Exercise ::
Restate, exactly and without pictures, the lines from the start of the listing below through the line holding "(0,0) rectangle (1568,839);".

Supplied information ::

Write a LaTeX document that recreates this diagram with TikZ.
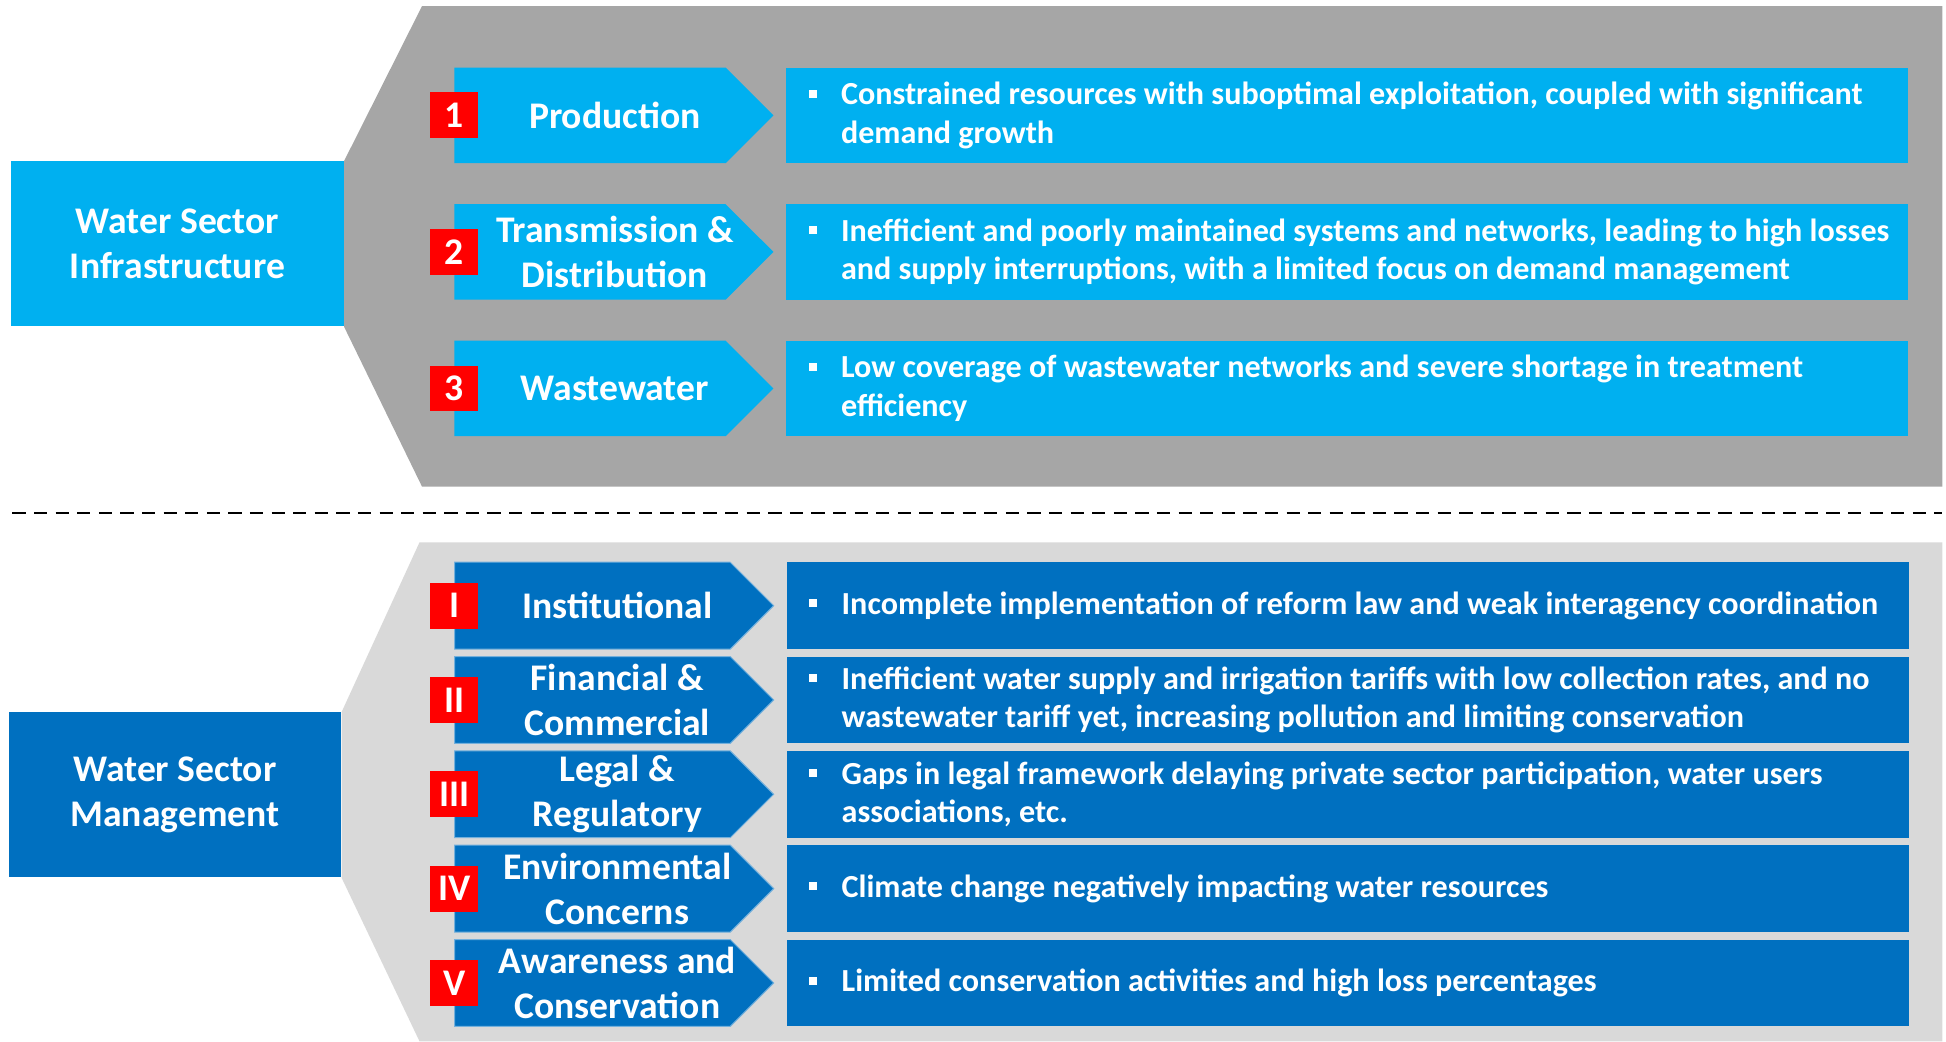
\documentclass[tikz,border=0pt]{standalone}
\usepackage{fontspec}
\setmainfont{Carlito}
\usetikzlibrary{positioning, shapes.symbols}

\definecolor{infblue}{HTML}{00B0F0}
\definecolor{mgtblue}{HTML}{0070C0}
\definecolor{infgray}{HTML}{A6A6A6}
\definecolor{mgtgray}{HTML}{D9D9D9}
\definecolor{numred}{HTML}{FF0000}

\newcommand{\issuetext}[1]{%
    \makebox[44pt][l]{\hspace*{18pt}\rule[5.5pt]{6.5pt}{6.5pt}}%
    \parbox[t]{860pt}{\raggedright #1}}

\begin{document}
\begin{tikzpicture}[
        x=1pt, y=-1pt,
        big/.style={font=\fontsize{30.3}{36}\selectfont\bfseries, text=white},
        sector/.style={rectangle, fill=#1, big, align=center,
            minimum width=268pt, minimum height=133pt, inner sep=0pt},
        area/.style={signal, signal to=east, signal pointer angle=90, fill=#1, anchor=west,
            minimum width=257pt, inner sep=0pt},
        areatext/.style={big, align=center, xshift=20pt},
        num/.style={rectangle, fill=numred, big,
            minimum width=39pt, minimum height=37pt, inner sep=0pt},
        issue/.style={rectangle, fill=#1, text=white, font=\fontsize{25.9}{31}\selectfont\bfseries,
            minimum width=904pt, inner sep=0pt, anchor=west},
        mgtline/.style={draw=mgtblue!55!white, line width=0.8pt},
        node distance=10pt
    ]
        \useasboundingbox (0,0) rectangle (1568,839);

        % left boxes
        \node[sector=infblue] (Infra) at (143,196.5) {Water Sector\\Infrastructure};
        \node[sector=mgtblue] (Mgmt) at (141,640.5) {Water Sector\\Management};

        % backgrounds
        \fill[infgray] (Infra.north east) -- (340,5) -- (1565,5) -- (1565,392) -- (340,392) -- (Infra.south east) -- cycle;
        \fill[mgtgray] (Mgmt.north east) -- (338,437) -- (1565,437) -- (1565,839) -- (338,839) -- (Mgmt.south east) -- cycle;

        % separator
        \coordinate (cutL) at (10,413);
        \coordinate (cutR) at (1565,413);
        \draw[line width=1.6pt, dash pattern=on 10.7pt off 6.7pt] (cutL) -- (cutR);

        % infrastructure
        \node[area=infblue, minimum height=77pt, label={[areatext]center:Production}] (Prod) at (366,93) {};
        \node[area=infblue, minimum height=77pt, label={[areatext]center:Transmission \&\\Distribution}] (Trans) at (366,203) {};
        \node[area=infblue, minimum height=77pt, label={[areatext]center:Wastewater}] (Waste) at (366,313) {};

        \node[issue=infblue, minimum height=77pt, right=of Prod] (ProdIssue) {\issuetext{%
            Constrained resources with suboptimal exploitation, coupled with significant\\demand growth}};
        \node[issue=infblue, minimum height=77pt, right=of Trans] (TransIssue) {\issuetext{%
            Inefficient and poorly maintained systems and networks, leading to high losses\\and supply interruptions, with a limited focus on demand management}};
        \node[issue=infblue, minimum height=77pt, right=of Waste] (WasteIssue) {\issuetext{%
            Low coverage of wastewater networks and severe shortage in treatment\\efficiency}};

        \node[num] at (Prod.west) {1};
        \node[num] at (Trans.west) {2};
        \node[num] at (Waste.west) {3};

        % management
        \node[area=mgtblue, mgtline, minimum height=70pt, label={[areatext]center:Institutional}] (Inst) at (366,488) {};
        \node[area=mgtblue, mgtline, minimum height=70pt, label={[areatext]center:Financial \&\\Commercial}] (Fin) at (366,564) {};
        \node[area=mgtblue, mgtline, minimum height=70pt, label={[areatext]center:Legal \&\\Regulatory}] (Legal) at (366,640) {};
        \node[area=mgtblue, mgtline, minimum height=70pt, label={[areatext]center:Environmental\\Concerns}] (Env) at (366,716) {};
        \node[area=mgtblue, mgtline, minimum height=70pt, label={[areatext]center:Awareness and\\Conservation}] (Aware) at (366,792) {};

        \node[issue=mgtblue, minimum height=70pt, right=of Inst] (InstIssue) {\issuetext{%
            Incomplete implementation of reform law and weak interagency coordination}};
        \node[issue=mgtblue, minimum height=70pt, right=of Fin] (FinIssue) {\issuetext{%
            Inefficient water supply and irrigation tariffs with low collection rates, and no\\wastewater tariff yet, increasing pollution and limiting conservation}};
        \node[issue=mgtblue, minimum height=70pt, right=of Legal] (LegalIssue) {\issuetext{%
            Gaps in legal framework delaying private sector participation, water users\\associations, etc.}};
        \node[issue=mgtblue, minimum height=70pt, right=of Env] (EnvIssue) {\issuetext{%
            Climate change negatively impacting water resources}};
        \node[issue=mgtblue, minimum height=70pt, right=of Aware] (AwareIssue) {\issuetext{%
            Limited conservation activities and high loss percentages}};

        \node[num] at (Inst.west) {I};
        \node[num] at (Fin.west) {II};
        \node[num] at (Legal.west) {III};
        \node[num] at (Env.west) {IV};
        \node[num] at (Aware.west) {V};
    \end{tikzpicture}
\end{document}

Result of this task ::
Write a LaTeX document that recreates this diagram with TikZ.
\documentclass[tikz,border=0pt]{standalone}
\usepackage{fontspec}
\setmainfont{Carlito}
\usetikzlibrary{positioning, shapes.symbols}

\definecolor{infblue}{HTML}{00B0F0}
\definecolor{mgtblue}{HTML}{0070C0}
\definecolor{infgray}{HTML}{A6A6A6}
\definecolor{mgtgray}{HTML}{D9D9D9}
\definecolor{numred}{HTML}{FF0000}

\newcommand{\issuetext}[1]{%
    \makebox[44pt][l]{\hspace*{18pt}\rule[5.5pt]{6.5pt}{6.5pt}}%
    \parbox[t]{860pt}{\raggedright #1}}

\begin{document}
\begin{tikzpicture}[
        x=1pt, y=-1pt,
        big/.style={font=\fontsize{30.3}{36}\selectfont\bfseries, text=white},
        sector/.style={rectangle, fill=#1, big, align=center,
            minimum width=268pt, minimum height=133pt, inner sep=0pt},
        area/.style={signal, signal to=east, signal pointer angle=90, fill=#1, anchor=west,
            minimum width=257pt, inner sep=0pt},
        areatext/.style={big, align=center, xshift=20pt},
        num/.style={rectangle, fill=numred, big,
            minimum width=39pt, minimum height=37pt, inner sep=0pt},
        issue/.style={rectangle, fill=#1, text=white, font=\fontsize{25.9}{31}\selectfont\bfseries,
            minimum width=904pt, inner sep=0pt, anchor=west},
        mgtline/.style={draw=mgtblue!55!white, line width=0.8pt},
        node distance=10pt
    ]
        \useasboundingbox (0,0) rectangle (1568,839);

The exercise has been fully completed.